5. Since you are importing cheap goods in huge quantities to drown the Ghana market, go the whole hog. Ensure that the quality is fiendishly poor. In that way, instead of being durables, your aluminium goods will become disposable items…Like, tafratse, t-roll!
6. Greed is intoxicating. Drink deep, or else, taste not.
CORPSES & ZOMBIES
Manufacturing industry in Ghana will die a slow death. Value addition becomes negligible. GDP stays low. Prospects for graduates on the job market remain bleak. Government revenue from taxes is reduced.
The wellbeing of Hillux Lomotey and family shall approach zero. As for Miss Akwele Lomotey, this is her fate. She’ll booze, turn into a zombie, and wind up in high demand as a high-class graduate prostitute.

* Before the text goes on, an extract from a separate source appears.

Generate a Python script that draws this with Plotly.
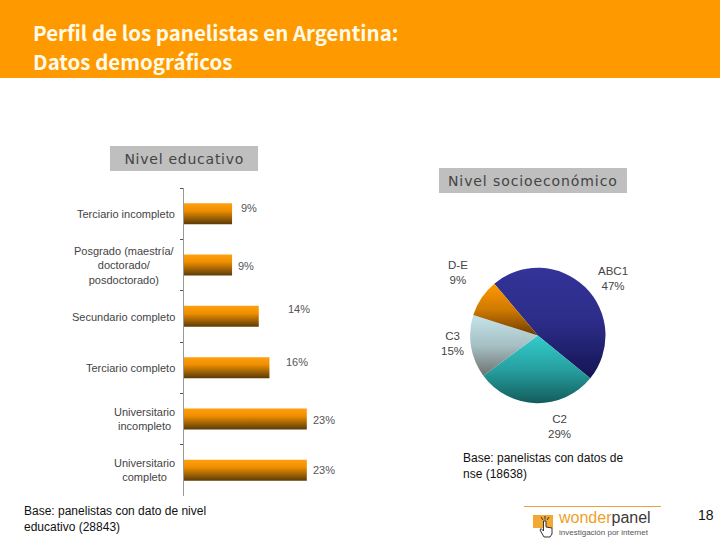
import plotly.graph_objects as go

W, H = 720, 540
TITLE_LINES = ["Perfil de los panelistas en Argentina:", "Datos demográficos"]
EDU_TITLE = "Nivel educativo"
NSE_TITLE = "Nivel socioeconómico"
EDU_CATS = ["Terciario incompleto", "Posgrado (maestría/<br>doctorado/<br>posdoctorado)",
            "Secundario completo", "Terciario completo",
            "Universitario<br>incompleto", "Universitario<br>completo"]
EDU_VALS = [9, 9, 14, 16, 23, 23]
NSE_CATS = ["ABC1", "C2", "C3", "D-E"]
NSE_VALS = [47, 29, 15, 9]
NOTE_EDU = "Base: panelistas con dato de nivel<br>educativo (28843)"
NOTE_NSE = "Base: panelistas con datos de<br>nse (18638)"
PAGE = "18"

def px(x): return x / W
def py(y): return 1 - y / H

# per-label pixel offsets (styling of annotation placement)
EDU_LABEL_DX = [16.5, 14, 40, 28, 17, 17]
EDU_LABEL_DY = [-6, 1, -7, -6, 1, 0]
NSE_LABEL_POS = [(613, 278), (559, 426), (452, 343), (458, 272)]

fig = go.Figure()
fig.add_trace(go.Bar(y=EDU_CATS, x=EDU_VALS, orientation="h", width=0.41,
                     marker=dict(color="#FF9900", line=dict(width=0)), hoverinfo="skip",
                     xaxis="x", yaxis="y"))
fig.add_trace(go.Pie(labels=NSE_CATS, values=NSE_VALS, sort=False, direction="clockwise",
                     rotation=-40, textinfo="none", showlegend=False, hoverinfo="skip",
                     marker=dict(colors=["#333399", "#33CCCC", "#C0E0E6", "#FF9900"], line=dict(width=0)),
                     domain=dict(x=[px(537.8 - 67.7), px(537.8 + 67.7)], y=[py(335.5 + 67.7), py(335.5 - 67.7)])))

ann = []
def text(x, y, t, size, color, anchor="center", font="Liberation Sans", align=None):
    ann.append(dict(x=px(x), y=py(y), xref="paper", yref="paper", text=t, showarrow=False,
                    xanchor=anchor, yanchor="middle", align=align or anchor,
                    font=dict(size=size, color=color, family=font)))

text(31, 32, "<b>" + TITLE_LINES[0] + "</b>", 20.5, "#FFFBEA", "left", "Noto Sans CJK JP")
text(31, 61, "<b>" + TITLE_LINES[1] + "</b>", 20.5, "#FFFBEA", "left", "Noto Sans CJK JP")
text(184, 158.5, EDU_TITLE, 14, "#444444", "center", "DejaVu Sans")
text(533, 180.5, NSE_TITLE, 14, "#444444", "center", "DejaVu Sans")

EDU_LABEL_Y = [213.5, 265.5, 316.5, 368, 419, 470]
for c, ly in zip(EDU_CATS, EDU_LABEL_Y):
    text(177, ly, c, 11, "#444444", "right", align="center")
for v, c, dx, dy in zip(EDU_VALS, EDU_CATS, EDU_LABEL_DX, EDU_LABEL_DY):
    ann.append(dict(x=v, y=c, xref="x", yref="y", text=f"{v}%", showarrow=False, xshift=dx, yshift=-dy,
                    font=dict(size=11, color="#555555", family="Liberation Sans")))
for n, v, (x, y) in zip(NSE_CATS, NSE_VALS, NSE_LABEL_POS):
    text(x, y, f"{n}<br>{v}%", 11.5, "#444444", "center")

text(22, 518.5, NOTE_EDU, 12, "#111111", "left")
text(461, 465.5, NOTE_NSE, 12, "#111111", "left")
text(705.5, 515, PAGE, 14, "#111111", "center")
text(556, 517, "<span style='color:#F0A02A'>wonder</span><span style='color:#3A3A3A'>panel</span>", 16, "#444444", "left")
text(557, 532, "investigación por internet", 8, "#555555", "left")

shapes = [
    dict(type="rect", xref="paper", yref="paper", x0=0, x1=1, y0=py(78), y1=1, fillcolor="#FF9900", line_width=0, layer="below"),
    dict(type="rect", xref="paper", yref="paper", x0=px(110), x1=px(258), y0=py(171), y1=py(146), fillcolor="#BFBFBF", line_width=0, layer="below"),
    dict(type="rect", xref="paper", yref="paper", x0=px(439), x1=px(627), y0=py(193), y1=py(168), fillcolor="#BFBFBF", line_width=0, layer="below"),
    dict(type="line", xref="paper", yref="paper", x0=px(524), x1=px(661), y0=py(506.5), y1=py(506.5), line=dict(color="#E8A040", width=1)),
    dict(type="rect", xref="paper", yref="paper", x0=px(533), x1=px(553), y0=py(528), y1=py(515), fillcolor="#F2A834", line_width=0),
]
hand = [(544, 537), (540, 530), (541, 528.5), (543.5, 531), (543.5, 521), (546, 521), (546, 527), (552, 528), (552, 534), (550, 537)]
shapes.append(dict(type="path", xref="paper", yref="paper",
                   path="M " + " L ".join(f"{px(a):.5f},{py(b):.5f}" for a, b in hand) + " Z",
                   fillcolor="#FFFFFF", line=dict(color="#333333", width=1)))
for a, b, c, d in [(545, 519.5, 545, 516), (543, 520, 541, 517), (547, 520, 549, 517)]:
    shapes.append(dict(type="line", xref="paper", yref="paper", x0=px(a), y0=py(b), x1=px(c), y1=py(d),
                       line=dict(color="#333333", width=1)))

fig.update_layout(
    width=W, height=H, margin=dict(l=0, r=0, t=0, b=0), autosize=False,
    paper_bgcolor="white", plot_bgcolor="rgba(0,0,0,0)", showlegend=False,
    annotations=ann, shapes=shapes,
    xaxis=dict(domain=[px(184), px(184 + 5.34 * 30)], range=[0, 30], visible=False),
    yaxis=dict(domain=[py(496), py(188)], autorange="reversed", type="category",
               showticklabels=False, showgrid=False, zeroline=False, showline=True,
               linecolor="#999999", linewidth=1, ticks="outside", ticklen=3, tickcolor="#555555",
               tickson="boundaries", anchor="x"),
)

post = """
document.body.style.margin='0';document.documentElement.style.overflow='hidden';
var gd=document.getElementById('{plot_id}');
var svg=gd.querySelector('.main-svg');
var ns='http://www.w3.org/2000/svg';
var defs=document.createElementNS(ns,'defs');svg.insertBefore(defs,svg.firstChild);
function grad(id,stops){var g=document.createElementNS(ns,'linearGradient');g.setAttribute('id',id);
 g.setAttribute('x1','0');g.setAttribute('y1','0');g.setAttribute('x2','0');g.setAttribute('y2','1');
 stops.forEach(function(s){var e=document.createElementNS(ns,'stop');e.setAttribute('offset',s[0]);e.setAttribute('stop-color',s[1]);g.appendChild(e);});
 defs.appendChild(g);return 'url(#'+id+')';}
var bar=grad('gBar',[[0,'#FFA010'],[0.35,'#F09000'],[1,'#5A3A08']]);
gd.querySelectorAll('.bars .point path').forEach(function(p){p.style.fill=bar;});
var pies=[[['0','#333399'],['0.5','#2C2C88'],['1','#141452']],
          [['0','#33CCCC'],['0.5','#26A0A0'],['1','#145C5C']],
          [['0','#C4E4EA'],['0.5','#A6C0C4'],['1','#6E7272']],
          [['0','#FF9900'],['0.5','#D07A00'],['1','#6E3C00']]];
gd.querySelectorAll('.slice path.surface').forEach(function(p,i){p.style.fill=grad('gPie'+i,pies[i]);});
gd.querySelectorAll('.annotation-text').forEach(function(t){
 var s=t.textContent;
 if(s==='Nivel educativo'){t.style.letterSpacing='0.75px';}
 if(s==='Nivel socioeconómico'){t.style.letterSpacing='0.9px';}
});
"""
fig.write_html("out.html", post_script=post, config={"displayModeBar": False})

So shall the milestone at this spaghetti junction of health issues be the graves of the young. Their prime is snuffed out, or else, blighted by the social leprosy: unemployment. And yet, a large part of that unemployment is imported by Ghanaians…With officials looking on.
UNDER WHOSE WATCH?
Under whose watch was the poisoned chalice crafted and forced down the throats of so many unsuspecting Lomoteys? Was it the Ministry of Health, or, Youth and Employment? Ministry of Trade and Commerce? The Customs Excise and Preventive Services? Perhaps?
H.E. PROFESSOR JOHN EVANS
The final word belongs to a voice from the dead: “About a fortnight ago, Ghanaians watched a shocking expose of corrupt activities and practices involving revenue collection at Tema Port. I expect the management of the Customs Excise and Preventive Services to restore public confidence in the organisation.”